The letter said Wine Lab’s website was inaccessible to visually impaired people like himself because it wasn’t equipped to handle screen-reading software. This meant the site wasn’t in compliance with the Americans with Disabilities Act.

“We took it very seriously — seriously to the point that we took the website down so we could improve it immediately,” Bonnaud said.

Not long after, however, the letter writer, Dominick Martin, filed a lawsuit against Wine Tribe, Wine Lab’s parent, seeking up to $75,000 in damages and legal costs.

The lawsuit said Martin is a “tester” who seeks to ensure that businesses are in compliance with accessibility rules.
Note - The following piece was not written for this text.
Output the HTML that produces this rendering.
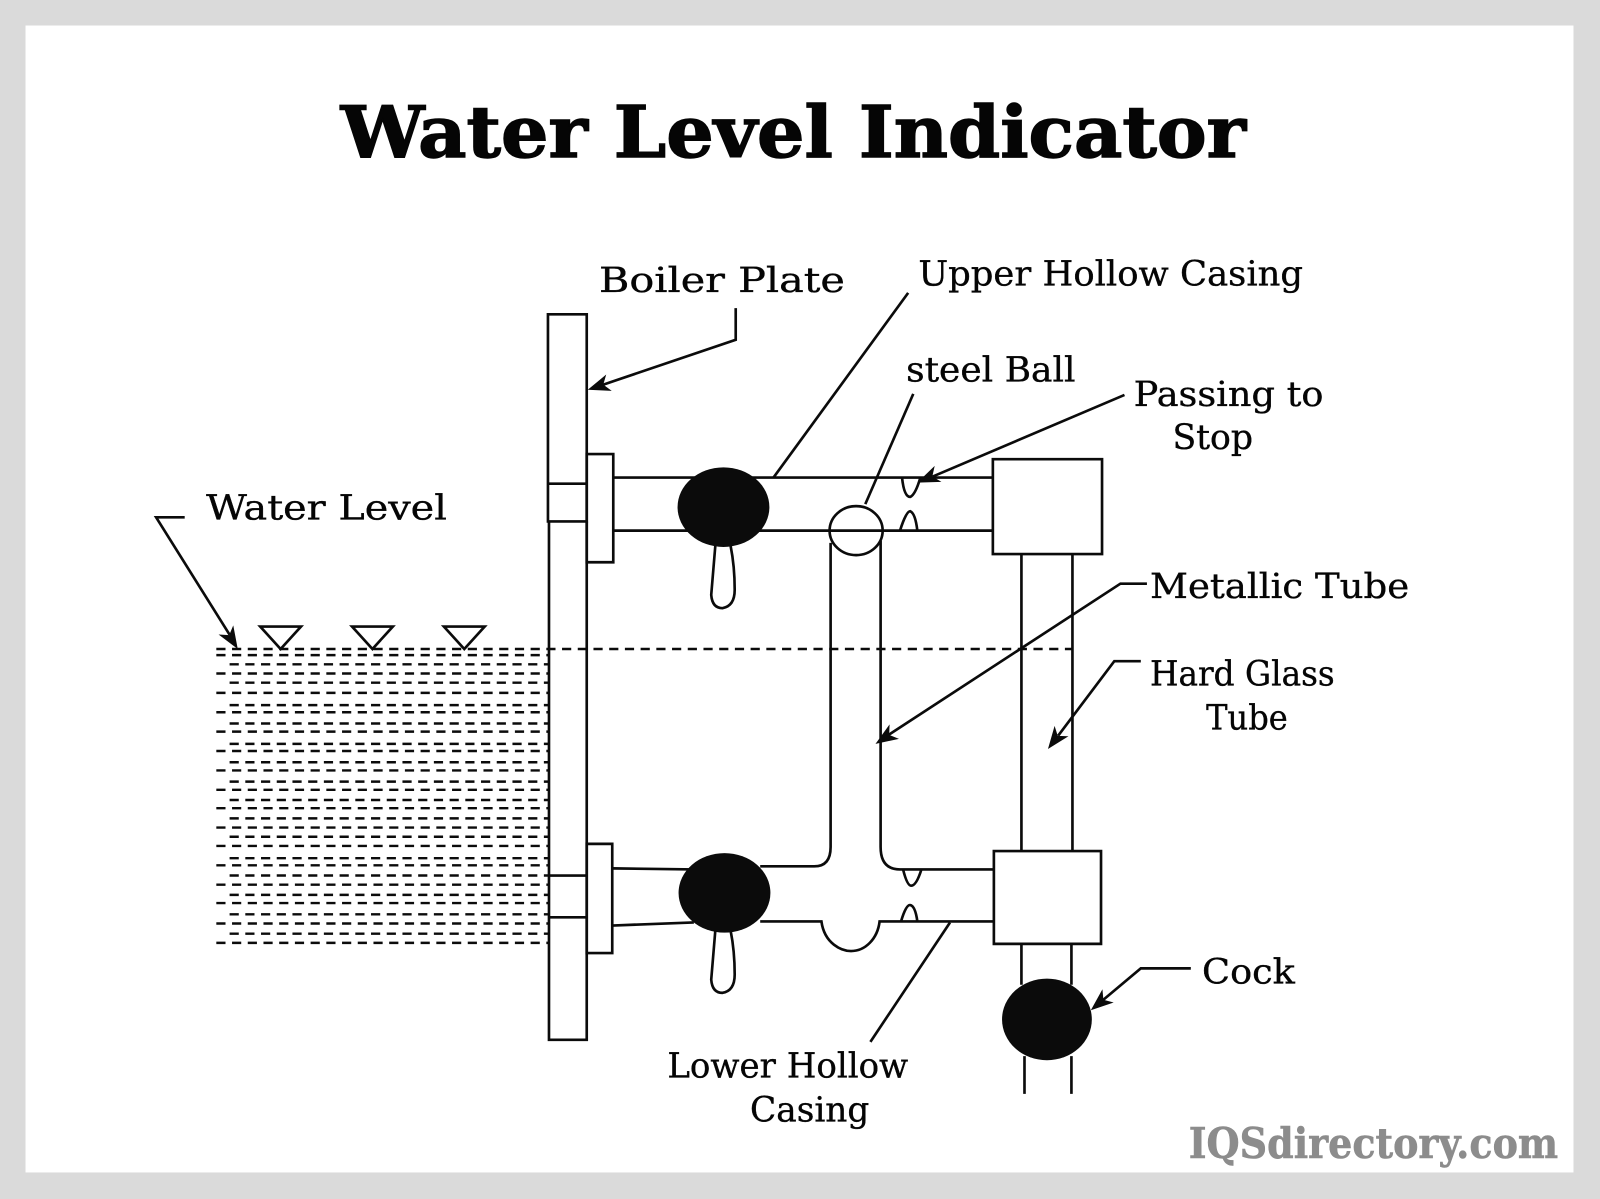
<!DOCTYPE html>
<html><head><meta charset="utf-8"><style>
html,body{margin:0;padding:0;background:#dadada}
svg{display:block}
text{font-family:"DejaVu Serif","Liberation Serif",serif;fill:#050505;stroke:#050505;stroke-width:.35;font-size:34px}
.l{fill:none;stroke:#0b0b0b;stroke-width:2.6}
.b{fill:#0b0b0b;stroke:none}
.d{fill:none;stroke:#0b0b0b;stroke-width:2.4;stroke-dasharray:9 6.4}
</style></head><body>
<svg width="1600" height="1199" viewBox="0 0 1568 1175" xmlns="http://www.w3.org/2000/svg">
<rect width="1568" height="1175" fill="#dadada"/>
<rect x="25" y="25" width="1517" height="1124" fill="#fff"/>
<text x="334" y="154" style="font-weight:700;font-size:70px;stroke-width:1.4" textLength="887" lengthAdjust="spacingAndGlyphs">Water Level Indicator</text>
<text x="587" y="286" textLength="241" lengthAdjust="spacingAndGlyphs">Boiler Plate</text>
<text x="900" y="280" textLength="377" lengthAdjust="spacingAndGlyphs">Upper Hollow Casing</text>
<text x="888" y="374" textLength="166" lengthAdjust="spacingAndGlyphs">steel Ball</text>
<text x="1111" y="398" textLength="186" lengthAdjust="spacingAndGlyphs">Passing to</text>
<text x="1149" y="440" textLength="79" lengthAdjust="spacingAndGlyphs">Stop</text>
<text x="202" y="509" textLength="236" lengthAdjust="spacingAndGlyphs">Water Level</text>
<text x="1127" y="586" textLength="254" lengthAdjust="spacingAndGlyphs">Metallic Tube</text>
<text x="1127" y="672" textLength="181" lengthAdjust="spacingAndGlyphs">Hard Glass</text>
<text x="1182" y="715" textLength="80" lengthAdjust="spacingAndGlyphs">Tube</text>
<text x="1178" y="964" textLength="91" lengthAdjust="spacingAndGlyphs">Cock</text>
<text x="654" y="1056" textLength="236" lengthAdjust="spacingAndGlyphs">Lower Hollow</text>
<text x="735" y="1099" textLength="117" lengthAdjust="spacingAndGlyphs">Casing</text>
<text x="1165" y="1135" style="font-weight:700;font-size:41px;fill:#8c8c8c;stroke:#8c8c8c;stroke-width:.6" textLength="362" lengthAdjust="spacingAndGlyphs">IQSdirectory.com</text>

<!-- water dashes -->
<g class="d">
<path d="M212 636H1051"/>
<path d="M212 642H538"/><path d="M225 651H538"/><path d="M212 660H538"/><path d="M225 669H538"/><path d="M212 679H538"/><path d="M225 691H538"/><path d="M212 698H538"/><path d="M225 709H538"/><path d="M212 717H538"/><path d="M225 729H538"/><path d="M212 736H538"/><path d="M225 747H538"/><path d="M212 755H538"/><path d="M225 766H538"/><path d="M212 774H538"/><path d="M225 784H538"/><path d="M212 792H538"/><path d="M225 802H538"/><path d="M212 811H538"/><path d="M225 820H538"/><path d="M212 829H538"/><path d="M225 841H538"/><path d="M212 848H538"/><path d="M225 858H538"/><path d="M212 867H538"/><path d="M225 877H538"/><path d="M212 885H538"/><path d="M225 896H538"/><path d="M212 905H538"/><path d="M225 915H538"/><path d="M212 924H538"/>
</g>
<g class="l">
<path d="M255 614H295L275 636Z"/><path d="M345 614H385L365 636Z"/><path d="M435 614H475L455 636Z"/>
<!-- plate -->
<path d="M537 308H575V511H537Z"/><path d="M537 474H575"/>
<path d="M538 511V1019H575V511"/><path d="M538 858H575M538 899H575"/>
<path d="M575 445H601V551H575Z"/><path d="M575 827H600V934H575Z"/>
<!-- upper pipe -->
<path d="M601 468H973M601 520H973"/>
<path d="M973 450H1080V543H973Z"/>
<path d="M1001 543V834M1051 543V834"/>
<path d="M974 834H1079V925H974Z"/>
<path d="M1001 925V965M1050 925V965M1004 1035V1072M1050 1035V1072"/>
<!-- metallic tube -->
<path d="M814 532V830Q814 849 798 849H745"/>
<path d="M863 530V830Q863 852 882 852H974"/>
<path d="M600 851L680 852M600 907L680 904"/>
<path d="M745 903H805C808 925 825 932 834 932C848 932 860 920 862 903H974"/>
<ellipse cx="839" cy="520" rx="26" ry="24"/>
<!-- stops -->
<path d="M884 468Q886 487 892 487Q897 485 902 468"/>
<path d="M882 520Q888 501 892 501Q897 503 899 520"/>
<path d="M885 852Q889 868 893 868Q898 868 903 852"/>
<path d="M883 903Q888 886 892 887Q897 888 899 903"/>
<!-- stems -->
<path d="M701 535L697 583Q698 596 708 596Q720 594 720 578Q720 555 716 535"/>
<path d="M701 912L697 960Q698 973 708 973Q720 971 720 955Q720 932 716 912"/>
<!-- leaders -->
<path d="M721 302V333L591 377"/>
<path d="M890 287L758 468"/>
<path d="M895 386L848 494"/>
<path d="M1102 387L914 467"/>
<path d="M1124 572H1098L871 720"/>
<path d="M1118 648H1092L1037 721"/>
<path d="M1167 949H1118L1081 980"/>
<path d="M931 904L853 1021"/>
<path d="M181 507H153L225 622"/>
</g>
<ellipse class="b" cx="709" cy="497" rx="45" ry="39"/>
<ellipse class="b" cx="710" cy="875" rx="45" ry="39"/>
<ellipse class="b" cx="1026" cy="999" rx="44" ry="40"/>
<!-- arrowheads -->
<path class="b" d="M576 382L594.1 367L591.2 376.9L599.5 383Z"/>
<path class="b" d="M899 473L916 456.6L913.7 466.8L922.6 472.2Z"/>
<path class="b" d="M858 729L871.8 709.9L871.4 720.2L881 724.1Z"/>
<path class="b" d="M1027 734L1033.5 711.3L1036.6 721.2L1047.1 721.5Z"/>
<path class="b" d="M1069 990L1080.4 969.4L1081.3 979.7L1091.4 982.4Z"/>
<path class="b" d="M233 636L228.6 612.8L224.6 622.4L214.2 621.8Z"/>
</svg>
</body></html>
It acknowledged that he has filed “multiple lawsuits” in this regard and intends to keep doing so.

“Generally speaking, we tend to see the same serial plaintiffs over and over and over again,” said Dan Danet, the lawyer representing Wine Lab.

“If I had to estimate, I would say there’s maybe 15 to 25 plaintiffs we see over and over in these types of both website and physical cases.”

Danet said that while advocating on behalf of disabled people is honorable, some accessibility-related lawsuits are little more than a shakedown of small businesses that lack the resources for a court battle.

“Sometimes the goal to seek justice, the goal to fix the website, the goal to make it as accessible as possible, kind of takes a backseat to the goal of seeking maximum compensation,” he said.

Martin’s lawyer, Scott Ferrell, declined to let his client be interviewed or to answer questions himself.

He provided a brief statement saying only that “though serial litigants are often unpopular, their work is necessary and desirable to enforce and advance consumer protection statutes.”

Critics disagree.

“If this was really fighting the good fight, these plaintiffs would want the issue addressed, not just stuff money in their pockets and walk away from the situation,” said Victor Gomez, executive director of Citizens Against Lawsuit Abuse, a California nonprofit group.

He’s working with state lawmakers on legislation that would impose a grace period after violations of accessibility laws are alleged.

“Allow us to fix the issue,” Gomez said. “Allow these small businesses to fix the issue before you hit them with a $5,000, $10,000, $25,000 lawsuit.”

Bonnaud, the Wine Lab manager, said her company is hoping to settle with Martin. She said if the wine bar has to pay the up to $75,000 demanded in the lawsuit, it could go out of business.

“You want to do the right thing,” she said. “So when you do the right thing and you still get sued, that’s not fair.”